A study report released yesterday in Lilongwe by independent consultant Professor Mustafa Hussein, conducted on the performance of councils in the 2018 /2019 financial year, revealed that few councils did well in some areas while most of them registered no improvements on governance and cross-cutting issues.
His findings revealed that only 21 percent of the councils performed well in areas such as development planning, human resources management and development, health and harnessing the environment. This was despite the fact that previous reports had pointed to the need for the councils to strengthen their governance structures.
For example, a research conducted by Asiyatu Lorraine Chiweza, a Zomba-based professor in the department of political and administrative studies at University of Malawi’s Chancellor College in 2015, also revealed that councils had a long way to go in improving governance systems. The report on the Political Economy Analysis of Accountability in Governmental Councils that recommended there should be reforms to improve governance aspect in councils.
But Hussein’s report showed that the previous recommendations were not implemented. Pegging the national average score for all key performance areas (KPAs) in the 2018/2019 fiscal year at 39 percent, the report indicated that only Blantyre and M’mbelwa councils topped the list of the most 14 improved councils. Followed by Kasungu, Mulanje, Dowa, and Lilongwe.
Mchinji, Nkhata Bay, Mangochi, Salima, Phalombe, Ntchisi and Zomba are also included in the good performing category.
But Rumphi and Karonga have been listed as the worst performing councils. Others in this category are Thyolo, Dedza, Ntcheu, Likoma, Neno, Balaka, Mwanza, Nsanje, Nkhotokota, Chitipa and Chikwawa.
According to Hussein, this means performance of all KPAs need improvement on the governance aspect while other areas such as health, public works, agriculture and education require critical attention.
He said: “In the 2018/2019 fiscal year, the national score for all KPAs was 31 percent. This is lower than the 2016/2017 national score of 35 percent. This represents a four percent decline in the performance. However, the aggregate national score of 31 percent is below 50 percent and it implies there is need for improvement.
“Urban councils did not perform satisfactorily in the seven key performance areas based on expected level or indicators or regulatory requirements or established norms and standards. However, some few systems are in place and functioning in the councils but not to the expected level and therefore there is need for improvement.”
The report attributes good performance of some councils to sound leadership at council secretariat, good record keeping, retention of key personnel and a prudent use of financial resources.
In an interview, both Blantyre district commissioner Bennet Nkasala, whose district is a star-performer, and Rumphi District Council chairperson Harry Mnyenyembe, whose entity is the worst performer, described the findings as a true reflection of how they performed in the last financial year.
Nkasala said his strategy has always been to include everybody as well as engaging relevant stakeholders in the daily operations of his council.

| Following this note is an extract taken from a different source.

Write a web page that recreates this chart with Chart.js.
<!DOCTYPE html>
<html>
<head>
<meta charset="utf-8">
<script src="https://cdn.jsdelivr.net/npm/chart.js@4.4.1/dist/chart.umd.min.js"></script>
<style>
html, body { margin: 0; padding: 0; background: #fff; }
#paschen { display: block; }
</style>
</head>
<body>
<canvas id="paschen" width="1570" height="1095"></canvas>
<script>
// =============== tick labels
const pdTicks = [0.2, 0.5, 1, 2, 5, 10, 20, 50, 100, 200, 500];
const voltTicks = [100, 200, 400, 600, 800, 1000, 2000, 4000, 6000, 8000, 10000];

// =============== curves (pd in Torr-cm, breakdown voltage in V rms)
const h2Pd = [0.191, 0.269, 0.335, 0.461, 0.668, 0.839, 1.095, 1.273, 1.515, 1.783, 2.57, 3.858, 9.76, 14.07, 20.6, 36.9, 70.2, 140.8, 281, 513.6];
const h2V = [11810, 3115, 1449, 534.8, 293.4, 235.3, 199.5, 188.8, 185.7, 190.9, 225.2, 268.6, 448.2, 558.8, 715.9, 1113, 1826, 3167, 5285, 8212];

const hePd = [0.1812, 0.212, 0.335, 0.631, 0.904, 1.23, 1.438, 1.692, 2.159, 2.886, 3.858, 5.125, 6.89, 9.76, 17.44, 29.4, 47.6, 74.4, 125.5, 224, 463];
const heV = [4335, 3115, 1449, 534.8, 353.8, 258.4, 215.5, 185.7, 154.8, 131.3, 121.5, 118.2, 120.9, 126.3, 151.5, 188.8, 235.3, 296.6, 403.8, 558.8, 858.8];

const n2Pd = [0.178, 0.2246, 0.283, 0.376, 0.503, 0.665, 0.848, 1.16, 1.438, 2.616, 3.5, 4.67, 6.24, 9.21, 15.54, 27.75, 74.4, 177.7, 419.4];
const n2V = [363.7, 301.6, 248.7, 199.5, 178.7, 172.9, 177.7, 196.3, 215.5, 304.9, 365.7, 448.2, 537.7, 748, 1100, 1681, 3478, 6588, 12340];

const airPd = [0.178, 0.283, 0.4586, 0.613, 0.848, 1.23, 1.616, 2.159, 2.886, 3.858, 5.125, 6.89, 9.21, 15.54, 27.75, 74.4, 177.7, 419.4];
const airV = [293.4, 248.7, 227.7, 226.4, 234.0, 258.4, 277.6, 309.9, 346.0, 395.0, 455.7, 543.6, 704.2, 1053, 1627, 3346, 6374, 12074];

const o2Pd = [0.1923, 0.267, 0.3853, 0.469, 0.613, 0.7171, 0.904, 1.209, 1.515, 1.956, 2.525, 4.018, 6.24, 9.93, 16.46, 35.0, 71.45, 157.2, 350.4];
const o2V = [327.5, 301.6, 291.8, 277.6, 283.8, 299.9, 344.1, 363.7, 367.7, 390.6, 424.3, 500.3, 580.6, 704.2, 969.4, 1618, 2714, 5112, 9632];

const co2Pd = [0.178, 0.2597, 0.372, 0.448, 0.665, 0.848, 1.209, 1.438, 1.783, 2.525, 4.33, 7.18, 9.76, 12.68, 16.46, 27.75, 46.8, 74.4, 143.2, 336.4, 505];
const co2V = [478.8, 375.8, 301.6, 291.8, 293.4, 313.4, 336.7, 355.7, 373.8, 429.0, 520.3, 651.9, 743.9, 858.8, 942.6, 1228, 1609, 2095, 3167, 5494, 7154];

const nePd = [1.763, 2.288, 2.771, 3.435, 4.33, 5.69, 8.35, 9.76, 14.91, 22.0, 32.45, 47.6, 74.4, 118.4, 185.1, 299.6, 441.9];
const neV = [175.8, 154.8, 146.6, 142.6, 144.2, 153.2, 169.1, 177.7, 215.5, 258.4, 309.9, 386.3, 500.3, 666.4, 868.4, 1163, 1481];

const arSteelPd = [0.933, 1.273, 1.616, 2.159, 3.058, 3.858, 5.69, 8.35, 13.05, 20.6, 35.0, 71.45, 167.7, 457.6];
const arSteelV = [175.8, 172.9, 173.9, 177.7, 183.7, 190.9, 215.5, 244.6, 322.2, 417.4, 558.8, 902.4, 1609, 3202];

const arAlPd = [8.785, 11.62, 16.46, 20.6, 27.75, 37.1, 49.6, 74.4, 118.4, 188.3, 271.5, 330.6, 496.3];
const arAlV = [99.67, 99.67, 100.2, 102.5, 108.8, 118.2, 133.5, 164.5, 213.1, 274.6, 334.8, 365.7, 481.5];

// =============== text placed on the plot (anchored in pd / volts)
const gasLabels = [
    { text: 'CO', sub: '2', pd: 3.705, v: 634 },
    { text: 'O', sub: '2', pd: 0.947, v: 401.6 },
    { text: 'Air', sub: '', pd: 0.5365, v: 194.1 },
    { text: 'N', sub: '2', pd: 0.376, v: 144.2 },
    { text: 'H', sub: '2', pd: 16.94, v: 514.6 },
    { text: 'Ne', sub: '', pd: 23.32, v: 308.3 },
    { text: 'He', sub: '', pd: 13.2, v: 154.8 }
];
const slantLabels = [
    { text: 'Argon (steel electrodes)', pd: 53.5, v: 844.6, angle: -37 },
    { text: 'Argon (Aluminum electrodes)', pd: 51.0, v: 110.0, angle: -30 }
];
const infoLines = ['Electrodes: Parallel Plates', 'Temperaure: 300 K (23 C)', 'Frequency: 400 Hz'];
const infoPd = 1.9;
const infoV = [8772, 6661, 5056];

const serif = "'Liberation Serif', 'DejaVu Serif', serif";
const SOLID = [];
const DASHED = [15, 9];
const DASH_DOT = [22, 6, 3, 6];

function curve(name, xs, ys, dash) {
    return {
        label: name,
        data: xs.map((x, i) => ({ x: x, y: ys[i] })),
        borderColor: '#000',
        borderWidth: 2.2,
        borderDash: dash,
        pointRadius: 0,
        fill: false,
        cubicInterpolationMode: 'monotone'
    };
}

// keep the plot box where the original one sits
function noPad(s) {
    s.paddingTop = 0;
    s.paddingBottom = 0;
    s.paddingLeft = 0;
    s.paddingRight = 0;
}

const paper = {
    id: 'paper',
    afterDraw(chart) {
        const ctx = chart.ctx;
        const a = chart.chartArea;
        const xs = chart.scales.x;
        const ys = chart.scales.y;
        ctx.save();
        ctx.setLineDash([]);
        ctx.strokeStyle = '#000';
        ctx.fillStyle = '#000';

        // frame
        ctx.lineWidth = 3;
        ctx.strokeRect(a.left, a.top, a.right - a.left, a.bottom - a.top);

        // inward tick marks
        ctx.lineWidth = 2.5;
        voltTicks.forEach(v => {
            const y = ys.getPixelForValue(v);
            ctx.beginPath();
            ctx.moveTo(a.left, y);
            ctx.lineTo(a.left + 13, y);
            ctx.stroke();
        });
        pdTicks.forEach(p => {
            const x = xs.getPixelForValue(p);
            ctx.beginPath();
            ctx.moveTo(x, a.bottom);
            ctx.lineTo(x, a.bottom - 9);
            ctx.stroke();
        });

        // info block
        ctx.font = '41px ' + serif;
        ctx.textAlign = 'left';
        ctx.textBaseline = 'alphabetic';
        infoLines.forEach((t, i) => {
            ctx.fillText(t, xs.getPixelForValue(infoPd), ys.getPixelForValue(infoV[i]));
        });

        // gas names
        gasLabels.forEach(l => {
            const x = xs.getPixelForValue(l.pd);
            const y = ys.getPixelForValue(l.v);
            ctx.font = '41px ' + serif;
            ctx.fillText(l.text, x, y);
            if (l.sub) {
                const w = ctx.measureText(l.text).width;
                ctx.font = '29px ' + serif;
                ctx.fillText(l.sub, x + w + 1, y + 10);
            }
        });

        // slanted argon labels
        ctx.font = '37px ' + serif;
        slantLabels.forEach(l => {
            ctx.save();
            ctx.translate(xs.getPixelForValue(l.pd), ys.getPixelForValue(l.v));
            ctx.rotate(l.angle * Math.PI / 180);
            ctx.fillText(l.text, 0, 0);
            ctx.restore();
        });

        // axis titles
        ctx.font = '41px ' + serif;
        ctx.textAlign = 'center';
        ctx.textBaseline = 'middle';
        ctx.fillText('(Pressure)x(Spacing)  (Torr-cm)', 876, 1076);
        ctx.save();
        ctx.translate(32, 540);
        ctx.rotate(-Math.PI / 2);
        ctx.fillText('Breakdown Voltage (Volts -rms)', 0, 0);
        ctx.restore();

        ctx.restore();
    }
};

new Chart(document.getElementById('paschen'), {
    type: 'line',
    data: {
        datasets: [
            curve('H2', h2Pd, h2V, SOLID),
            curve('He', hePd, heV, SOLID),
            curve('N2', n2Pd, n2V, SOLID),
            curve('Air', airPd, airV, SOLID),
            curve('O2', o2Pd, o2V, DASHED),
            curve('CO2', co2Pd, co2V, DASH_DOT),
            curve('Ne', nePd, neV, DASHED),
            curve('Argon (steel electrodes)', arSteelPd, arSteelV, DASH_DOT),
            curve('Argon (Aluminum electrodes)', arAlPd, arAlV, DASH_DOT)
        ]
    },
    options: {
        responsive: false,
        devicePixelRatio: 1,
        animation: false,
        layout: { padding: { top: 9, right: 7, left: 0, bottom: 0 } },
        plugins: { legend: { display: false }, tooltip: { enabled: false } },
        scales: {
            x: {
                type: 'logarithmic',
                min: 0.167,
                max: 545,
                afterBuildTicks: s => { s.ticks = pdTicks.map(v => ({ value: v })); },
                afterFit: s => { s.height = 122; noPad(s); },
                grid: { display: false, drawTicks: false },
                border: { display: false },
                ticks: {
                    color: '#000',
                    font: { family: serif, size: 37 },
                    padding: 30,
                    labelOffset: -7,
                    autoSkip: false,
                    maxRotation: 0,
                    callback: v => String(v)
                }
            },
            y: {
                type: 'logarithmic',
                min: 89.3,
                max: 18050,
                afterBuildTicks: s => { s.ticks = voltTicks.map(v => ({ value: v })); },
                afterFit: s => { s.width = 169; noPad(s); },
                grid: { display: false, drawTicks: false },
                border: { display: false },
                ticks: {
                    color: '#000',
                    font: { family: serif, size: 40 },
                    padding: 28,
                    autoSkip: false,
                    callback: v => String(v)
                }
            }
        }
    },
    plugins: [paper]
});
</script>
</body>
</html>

He further hinted that council meetings are frequently held to ensure there is transparency on what the council does.
But while acknowledging that his council did not do well in a number of areas, Mnyenyembe underscored the point that the poor performance was partly due to frequent transfers of key personnel.
For example, he mentioned that government transferred some of the top officials, including directors of Finance and DCs, four times in a year., leading to a loss of institutional memory on what the council was supposed to do.
Mnyenyembe said: “I should say that the findings in the report are a true reflection on the performance we registered. But we did not do well because we had too many transfers. We had situations whereby directors of finance were transferred twice a month; that really affected us.”
Deputy Minister for Local Government Halima Daudi acknowledged that transfers of key personnel at council level affected their performance. She hinted that there is need for staff to work harder.
She said: “It is our duty to ensure that councils are performing. Sometimes when we ask them why there is under-performance, they will also say it is because of funding. But funding on its own is not an issue; it needs staff to work hard. As a ministry, we are going to make sure that all the councils are being empowered and supported.”
In terms of policy direction, the ministry’s Principal Secretary Charles Kalemba proposed that the government should revert to the 1998 Ministry of Local Government Act which provided a five-year term of office for officials such as council chairpersons. According to him, the moving back to the old law would help improve performance of councils in governance aspect because that will also help in sustaining programmes and putting on check office bearers.